A morning at the wonderfully overgrown Victorian glasshouses near Falmouth — grapevines on the café roof, kiwi and wisteria gone gloriously feral, and the best kind of garden that doesn't tidy itself up for you.

You arrive down a track that doesn't really tell you what you're in for. A white Jimny on the gravel, a marquee, hedgerow on every side — and then a cluster of old Victorian glasshouses that have been left to grow into themselves rather than be scrubbed back into order. That's the whole charm of Potager. It's a nursery and a café and a garden, but mostly it's a place that has decided plants are allowed to win.

The café sits under a grapevine. Not a decorative one — a proper old vine threaded along the ridge of the glass roof, heavy with bunches of green grapes hanging down over the tables while you eat. Light comes through the leaves and lands on everything in dappled greens. Through the glass you can see the next house along, and a mural at the far end, and long scrubbed benches waiting for the lunch crowd.

Then you walk into the big house and it opens up like a cathedral. A vast iron-framed glasshouse, the structure all delicate struts and tie-rods against the sky, and a gravel path running straight down the middle between beds that spill over with everything — succulents, salvias, a tall flowering aloe, agaves the size of armchairs. Plants for sale tumbled in among plants that clearly just live there now. It's part botanical garden, part the inside of someone's very ambitious greenhouse dream.

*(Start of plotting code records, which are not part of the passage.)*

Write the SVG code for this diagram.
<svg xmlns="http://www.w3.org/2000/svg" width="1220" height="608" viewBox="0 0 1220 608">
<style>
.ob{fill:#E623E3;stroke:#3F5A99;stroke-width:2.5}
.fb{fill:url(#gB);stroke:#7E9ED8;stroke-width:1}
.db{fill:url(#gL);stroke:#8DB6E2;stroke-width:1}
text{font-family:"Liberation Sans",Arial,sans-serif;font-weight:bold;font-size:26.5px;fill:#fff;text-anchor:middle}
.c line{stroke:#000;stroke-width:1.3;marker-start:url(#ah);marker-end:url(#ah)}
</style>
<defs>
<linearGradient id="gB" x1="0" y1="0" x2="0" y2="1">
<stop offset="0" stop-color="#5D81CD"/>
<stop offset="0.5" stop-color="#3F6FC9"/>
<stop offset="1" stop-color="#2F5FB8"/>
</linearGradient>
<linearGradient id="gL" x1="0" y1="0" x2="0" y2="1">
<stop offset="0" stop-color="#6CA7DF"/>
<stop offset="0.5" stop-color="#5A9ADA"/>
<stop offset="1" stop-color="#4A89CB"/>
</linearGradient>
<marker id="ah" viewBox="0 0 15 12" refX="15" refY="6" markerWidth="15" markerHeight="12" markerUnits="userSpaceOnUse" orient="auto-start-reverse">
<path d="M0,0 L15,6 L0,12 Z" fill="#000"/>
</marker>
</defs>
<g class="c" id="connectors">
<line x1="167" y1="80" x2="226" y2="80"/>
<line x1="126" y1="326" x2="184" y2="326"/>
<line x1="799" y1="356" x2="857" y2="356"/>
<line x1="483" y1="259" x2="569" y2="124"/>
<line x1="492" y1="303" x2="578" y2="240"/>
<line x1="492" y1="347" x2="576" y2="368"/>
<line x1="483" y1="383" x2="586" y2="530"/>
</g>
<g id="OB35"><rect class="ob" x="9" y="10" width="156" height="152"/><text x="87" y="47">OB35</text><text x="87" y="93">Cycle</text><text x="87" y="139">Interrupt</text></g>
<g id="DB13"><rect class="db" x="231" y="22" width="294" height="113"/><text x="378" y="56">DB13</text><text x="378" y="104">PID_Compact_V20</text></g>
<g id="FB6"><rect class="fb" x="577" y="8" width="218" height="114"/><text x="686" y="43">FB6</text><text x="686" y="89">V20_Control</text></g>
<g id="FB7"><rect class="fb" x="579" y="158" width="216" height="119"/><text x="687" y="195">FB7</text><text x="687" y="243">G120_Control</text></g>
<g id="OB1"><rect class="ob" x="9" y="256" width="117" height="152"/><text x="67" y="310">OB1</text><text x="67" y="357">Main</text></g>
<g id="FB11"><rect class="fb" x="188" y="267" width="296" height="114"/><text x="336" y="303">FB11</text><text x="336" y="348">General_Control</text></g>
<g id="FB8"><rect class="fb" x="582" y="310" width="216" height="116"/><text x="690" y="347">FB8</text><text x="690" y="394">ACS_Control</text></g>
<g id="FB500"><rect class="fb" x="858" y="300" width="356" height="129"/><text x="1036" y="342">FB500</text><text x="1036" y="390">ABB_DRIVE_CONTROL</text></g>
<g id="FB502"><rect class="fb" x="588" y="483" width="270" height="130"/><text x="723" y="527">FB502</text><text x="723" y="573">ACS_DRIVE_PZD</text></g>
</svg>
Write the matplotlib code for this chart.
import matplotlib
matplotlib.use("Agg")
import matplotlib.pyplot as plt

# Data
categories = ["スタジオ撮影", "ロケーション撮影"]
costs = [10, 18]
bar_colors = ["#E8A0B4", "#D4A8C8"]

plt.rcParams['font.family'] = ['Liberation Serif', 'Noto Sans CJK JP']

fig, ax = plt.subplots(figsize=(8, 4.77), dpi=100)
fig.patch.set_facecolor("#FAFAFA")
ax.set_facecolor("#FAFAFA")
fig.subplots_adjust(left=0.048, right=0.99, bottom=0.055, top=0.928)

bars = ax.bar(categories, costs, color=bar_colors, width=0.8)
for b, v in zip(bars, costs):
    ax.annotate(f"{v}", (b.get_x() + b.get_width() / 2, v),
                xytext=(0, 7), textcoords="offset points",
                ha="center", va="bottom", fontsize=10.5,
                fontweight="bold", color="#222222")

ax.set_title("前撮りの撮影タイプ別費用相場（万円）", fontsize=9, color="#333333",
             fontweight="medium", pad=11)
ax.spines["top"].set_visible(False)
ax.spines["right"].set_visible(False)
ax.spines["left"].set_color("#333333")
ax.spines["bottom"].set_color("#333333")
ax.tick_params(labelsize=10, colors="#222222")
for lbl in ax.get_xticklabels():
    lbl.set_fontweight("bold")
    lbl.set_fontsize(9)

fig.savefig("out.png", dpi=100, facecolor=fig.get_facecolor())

The bit I kept coming back to was the wisteria. There's an old gnarled specimen trained over a rustic table and a couple of sage-green chairs, and it's grown into this great green canopy you can sit underneath. Behind it, kiwi vines climb the rafters of another house, big heart-shaped leaves filtering the light. Everywhere you look something is reaching for the glass.

Outside, the older houses are quieter — peeling paint, blue-painted frames, an apple tree leaning over a bed of pink geraniums, the stone and the rust doing their slow thing. It's the opposite of a manicured estate garden, and I loved it for exactly that. Nothing here is pretending. It's just very alive.

We had coffee under the grapes and didn't want to leave.